Oxford et al.: Oxford University Press 2001. 525 S. gr.8. Geb. £ 57,50. ISBN 0-19-513732-9; 523 S. gr.8. Kart. £ 22,99. ISBN 0-19-513733-7.

Rezensent:

Uwe Durst

Was hat Jesus gemeint? - Diese scheinbar so triviale und theologisch doch so wichtige Frage wird hier von einer Linguistin gestellt. Anna Wierzbicka, ausgewiesene Expertin für sprach- und kulturvergleichende Semantik an der Australian National University hat - nach zahlreichen Publikationen zum Themenkomplex Sprache und Kultur - nun ein theologisches, ein exegetisches, ein hermeneutisches Buch vorgelegt.
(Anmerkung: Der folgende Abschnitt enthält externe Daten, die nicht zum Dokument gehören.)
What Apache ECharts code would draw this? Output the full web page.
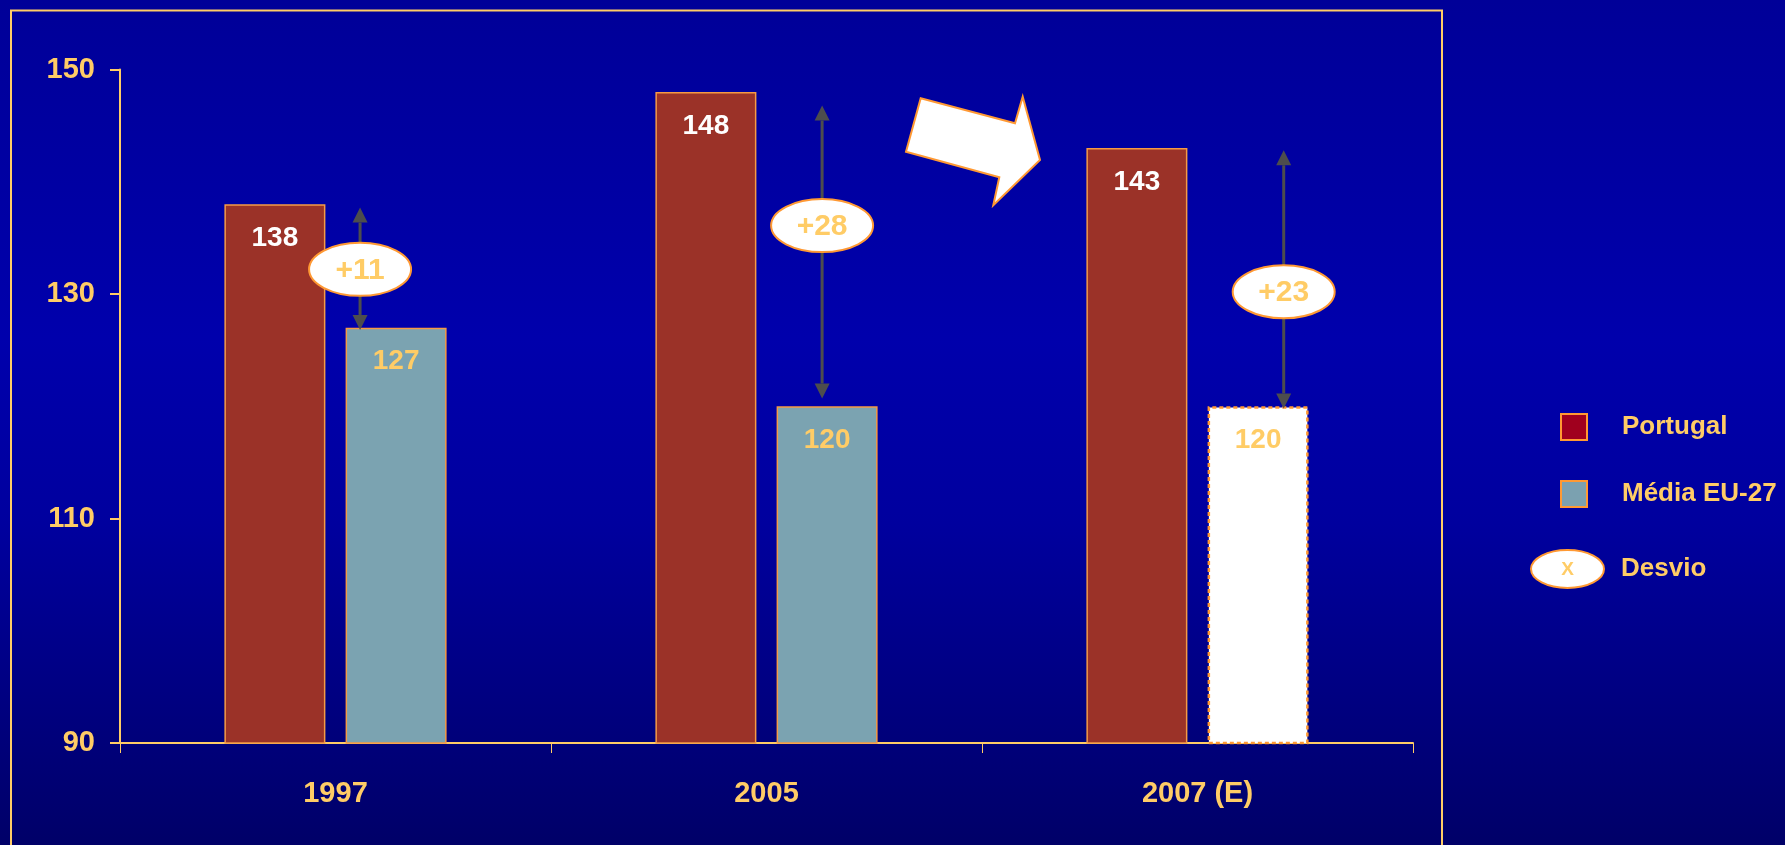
<!DOCTYPE html>
<html>
<head>
<meta charset="utf-8">
<script src="https://cdn.jsdelivr.net/npm/echarts@6/dist/echarts.min.js"></script>
<style>
  html, body { margin: 0; padding: 0; }
  #chart {
    width: 1785px; height: 845px;
    background: linear-gradient(to bottom, #000098 0%, #0000AC 40%, #00009E 62%, #000068 100%);
  }
</style>
</head>
<body>
<div id="chart"></div>
<script>
// Years compared
const categories = ['1997', '2005', '2007 (E)'];
// Index values per year
const portugal = [138, 148, 143];
const euAverage = [127, 120, 120];
// The last EU value is an estimate
const euEstimated = [false, false, true];
// Value axis ticks
const yTicks = [90, 110, 130, 150];
// Gap arrows: top tip, bottom tip and where the bubble sits (axis values)
const gapTop = [137.7, 146.8, 142.8];
const gapBottom = [126.8, 120.7, 119.8];
const bubbleAt = [132.2, 136.1, 130.2];

// Horizontal placement of each gap arrow, as a share of the category band
const gapShift = [0.057, 0.129, 0.2];

const GOLD = '#FFCC66';
const ORANGE = '#FF9933';
const FONT = '"Liberation Sans", Arial, sans-serif';

const chart = echarts.init(document.getElementById('chart'), null, { renderer: 'canvas' });

const euData = euAverage.map((v, i) => euEstimated[i]
  ? { value: v, itemStyle: { color: '#FFFFFF', borderColor: ORANGE, borderWidth: 2.5, borderType: [4, 3] } }
  : v);

const gapData = categories.map((c, i) => [i, gapTop[i], gapBottom[i], bubbleAt[i]]);

function renderGap(params, api) {
  const i = api.value(0);
  const band = api.size([1, 0])[0];
  const pTop = api.coord([i, api.value(1)]);
  const pBot = api.coord([i, api.value(2)]);
  const pMid = api.coord([i, api.value(3)]);
  const x = pTop[0] + gapShift[i] * band;
  const head = 15, half = 7.5;
  const diff = portugal[i] - euAverage[i];
  return {
    type: 'group',
    children: [
      { type: 'line', shape: { x1: x, y1: pTop[1] + head, x2: x, y2: pBot[1] - head },
        style: { stroke: '#4D4D4D', lineWidth: 3 } },
      { type: 'polygon', shape: { points: [[x, pTop[1]], [x - half, pTop[1] + head], [x + half, pTop[1] + head]] },
        style: { fill: '#4D4D4D' } },
      { type: 'polygon', shape: { points: [[x, pBot[1]], [x - half, pBot[1] - head], [x + half, pBot[1] - head]] },
        style: { fill: '#4D4D4D' } },
      { type: 'ellipse', shape: { cx: x, cy: pMid[1], rx: 51, ry: 26.5 },
        style: { fill: '#FFFFFF', stroke: ORANGE, lineWidth: 2 } },
      { type: 'text', x: x, y: pMid[1] + 1,
        style: { text: '+' + diff, fill: GOLD, font: 'bold 30px ' + FONT, align: 'center', verticalAlign: 'middle' } }
    ]
  };
}

const option = {
  animation: false,
  backgroundColor: 'transparent',
  textStyle: { fontFamily: FONT },
  grid: { left: 120, right: 372, top: 69.5, bottom: 102 },
  legend: {
    orient: 'vertical',
    left: 1555, top: 408,
    icon: 'rect',
    itemWidth: 26, itemHeight: 26, itemGap: 39,
    selectedMode: false,
    textStyle: { color: GOLD, fontSize: 26, fontWeight: 'bold', fontFamily: FONT, lineHeight: 26, padding: [0, 0, 0, 30] },
    data: [
      { name: 'Portugal', itemStyle: { color: '#A0001E', borderColor: ORANGE, borderWidth: 2 } },
      { name: 'Média EU-27', itemStyle: { color: '#7BA1B0', borderColor: ORANGE, borderWidth: 2 } }
    ]
  },
  xAxis: {
    type: 'category',
    data: categories,
    axisLine: { lineStyle: { color: GOLD, width: 2 } },
    axisTick: { show: true, length: 10, lineStyle: { color: GOLD, width: 1 } },
    axisLabel: { color: GOLD, fontSize: 29, fontWeight: 'bold', fontFamily: FONT, margin: 36 }
  },
  yAxis: {
    type: 'value',
    min: yTicks[0], max: yTicks[yTicks.length - 1], interval: yTicks[1] - yTicks[0],
    splitLine: { show: false },
    axisLine: { show: true, lineStyle: { color: GOLD, width: 2 } },
    axisTick: { show: true, length: 10, lineStyle: { color: GOLD, width: 2 } },
    axisLabel: { color: GOLD, fontSize: 29, fontWeight: 'bold', fontFamily: FONT, margin: 25 }
  },
  series: [
    {
      name: 'Portugal', type: 'bar', data: portugal, barWidth: 101,
      itemStyle: { color: '#9B3228', borderColor: '#F59A45', borderWidth: 1.5 },
      label: { show: true, position: 'insideTop', distance: 20, color: '#FFFFFF', fontSize: 28, fontWeight: 'bold', fontFamily: FONT }
    },
    {
      name: 'Média EU-27', type: 'bar', data: euData, barWidth: 101, barGap: '20%',
      itemStyle: { color: '#7BA3B1', borderColor: '#F59A45', borderWidth: 1.5 },
      label: { show: true, position: 'insideTop', distance: 20, color: GOLD, fontSize: 28, fontWeight: 'bold', fontFamily: FONT }
    },
    {
      name: 'Desvio', type: 'custom', data: gapData, renderItem: renderGap, z: 5, clip: false
    }
  ],
  graphic: [
    { type: 'rect', shape: { x: 11, y: 10.5, width: 1431, height: 900 },
      style: { fill: 'none', stroke: GOLD, lineWidth: 2 }, z: 1 },
    { type: 'polygon', z: 10,
      shape: { points: [[920.7, 98.3], [1015, 123.3], [1022.7, 96.7], [1040, 160], [993.3, 205.3], [999.3, 177.3], [906, 151.7]] },
      style: { fill: '#FFFFFF', stroke: ORANGE, lineWidth: 2 } },
    { type: 'ellipse', shape: { cx: 1567.5, cy: 569, rx: 36.5, ry: 19 },
      style: { fill: '#FFFFFF', stroke: ORANGE, lineWidth: 2 }, z: 10 },
    { type: 'text', x: 1567.5, y: 570, z: 11,
      style: { text: 'X', fill: GOLD, font: 'bold 19px ' + FONT, align: 'center', verticalAlign: 'middle' } },
    { type: 'text', x: 1621, y: 569, z: 11,
      style: { text: 'Desvio', fill: GOLD, font: 'bold 26px ' + FONT, align: 'left', verticalAlign: 'middle' } }
  ]
};

chart.setOption(option);
</script>
</body>
</html>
Nach einer die methodischen Grundlagen knapp umreißenden Einleitung (3-23) folgt ein ausgedehnter Hauptteil (27- 437) mit 60 Einzelanalysen zur Bergpredigt und zu 18 ausgewählten Gleichnissen. Das Schlusskapitel (441-464) bietet eine zusammenfassende Charakterisierung von Jesu Lehre und eine semantische Interpretation des christlichen Glaubensbekenntnisses. Die Literaturverweise im Text sowie je 15 Seiten Endnoten und Bibliographie zeugen von einer intensiven Auseinandersetzung der Vfn. vor allem mit der christlich-exegetischen Literatur, aber auch mit dem jüdisch-theologischen und dem philosophischen Schrifttum.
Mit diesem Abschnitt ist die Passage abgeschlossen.